I respectfully agree with that observation.

13. In paragraph 17 of the Note the Sheriff says he regarded the diet of 21 January as the Section 39A inquiry. I do not say he was not entitled to do that but if so he was under a duty to ensure that parties realised that prior to the diet. He would also need to be sure the sheriff clerk realised the diet was effectively a proof diet and that evidence might well be led so that the diet was assigned to an appropriate day in the court schedule. However, in my view, in accordance with what is almost certainly the practice elsewhere, such a diet should be fixed at the first calling or at some time after any intervening continuations for such purposes as the sheriff may allow.

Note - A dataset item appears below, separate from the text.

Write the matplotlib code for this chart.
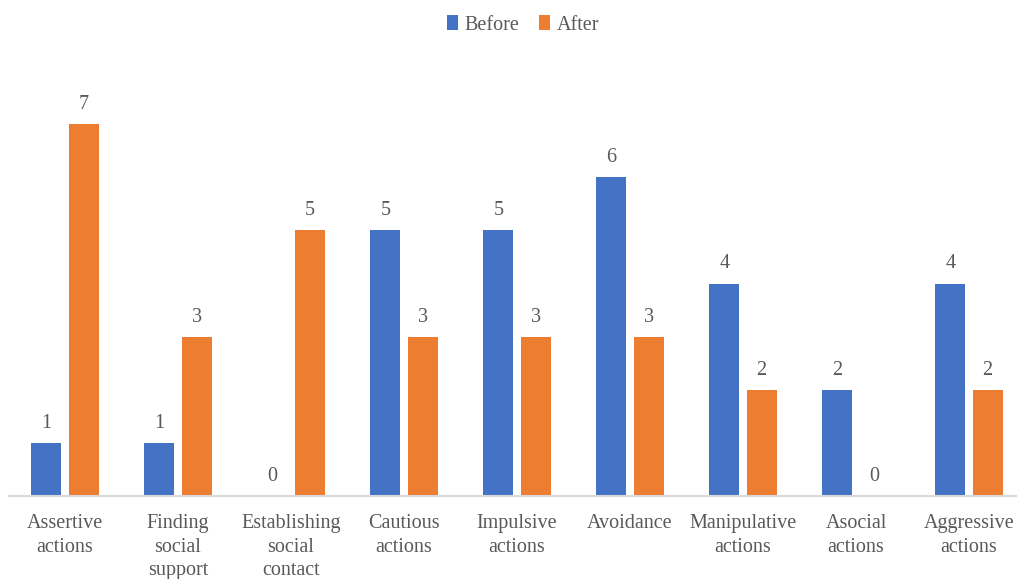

14. The Appellants set out a number of grounds of appeal but, in my view, what I have already said is sufficient to determine this appeal. The Sheriff plainly failed to conduct the hearing on 28 January 2010 in accordance with the normal rules of civil litigation. He deprived the Pursuers of the opportunity to present their case as they saw fit. The Sheriff took account of what the Defender had to say but did not allow that "evidence" to be tested in the normal way. Accordingly, in my view, there has not been an inquiry as required by the 1991 Act and a further diet for that purpose will be necessary. Unfortunately this will require the Pursuers to find the Defender once again and, if necessary, compel his attendance at court for the inquiry. That inquiry will need to be before another sheriff since the Sheriff in question has already reached a view about the issues. The Appellants did not insist in the last ground of their Note of appeal.

Expenses

15. As to expenses the Respondent did not attend or oppose the appeal. There may well be a liability on the Respondent as Defender in due course for expenses in the cause otherwise - including the earlier procedure before the Sheriff - but in my view it is appropriate in the circumstances of this case to find no expenses due to or by either party in the appeal.